Теория также выводит из сложности лежащей в основе взаимоувязанной структуры единое неотрицательное число Ф (произносится как «фай»), которое количественно выражает эту осознанность. Если Ф равно нулю, система себя вообще не осознает. И напротив, чем больше число, тем большей неотъемлемой случайной силой обладает система и тем более она сознательна. У мозга, которому свойственна колоссальная и высокоспецифичная связность, очень высокий Ф, и это предполагает высокий уровень осознанности. Теория объясняет разные факты: например, почему мозжечок не задействован в сознании или почему zip and zap счетчик реально работает (выдаваемые счетчиком цифры — это Ф в грубом приближении).
Теория также прогнозирует, что продвинутая симуляция человеческого мозга на базе цифрового компьютера не может быть сознательной — даже если ее речь невозможно отличить от человеческой. Подобно тому, как симуляция масштабного гравитационного притяжения черной дыры не деформирует пространственно-временной континуум вокруг применяющего код компьютера, спрограммированное сознание никогда не породит сознательный компьютер. Сознание нельзя просчитать и вычислить: оно должно быть встроено в структуру системы.
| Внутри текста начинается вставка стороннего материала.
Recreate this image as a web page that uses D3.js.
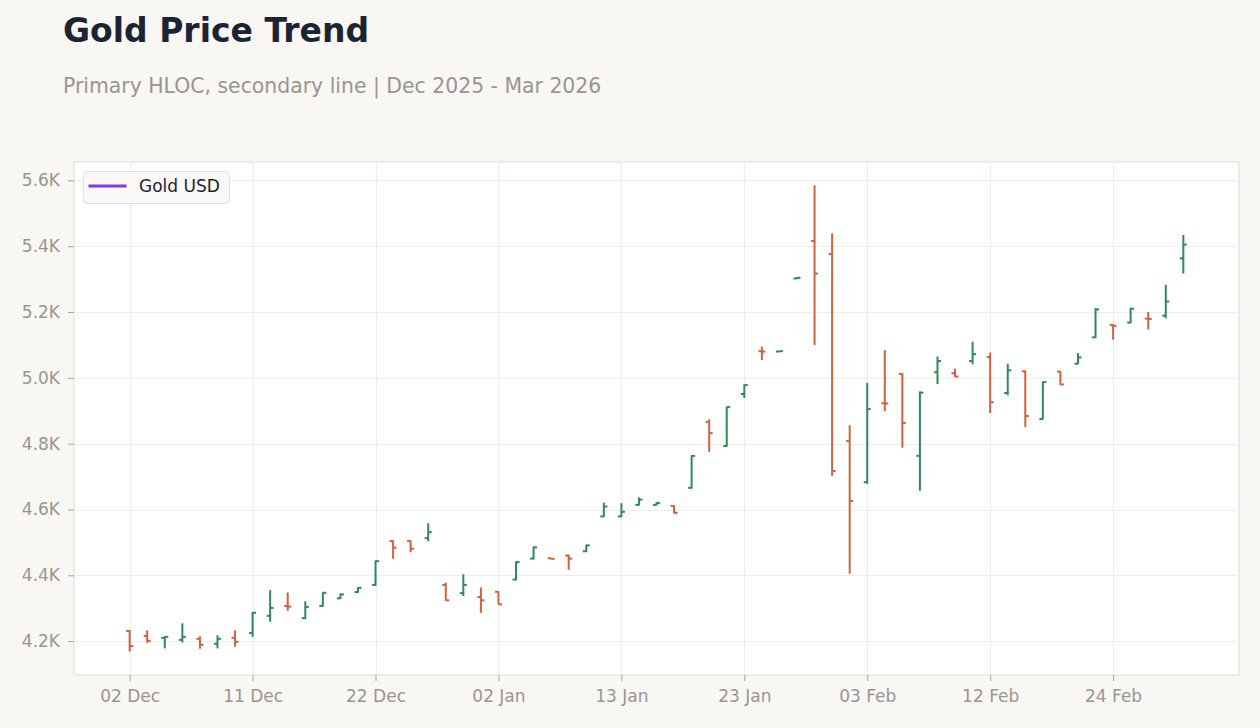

Перед нами стоят две задачи. Первая — использовать имеющиеся в нашем распоряжении все более совершенные инструменты в изучении бескрайних соединений разнообразных нейронов, которые образуют мозг, для дальнейшего очерчивания нейронных следов сознания. С учетом путаного устройства ЦНС на это уйдут десятилетия. Вторая — подтвердить или опровергнуть две господствующие на настоящий момент теории. Или, может быть, выдвинуть лучшую теорию на базе фрагментов этих двух. Теорию, которая растолкует главную головоломку нашего существования: как орган, который весит 1,36 кг и по составу напоминает соевый творог, воплощает в себе чувство жизни.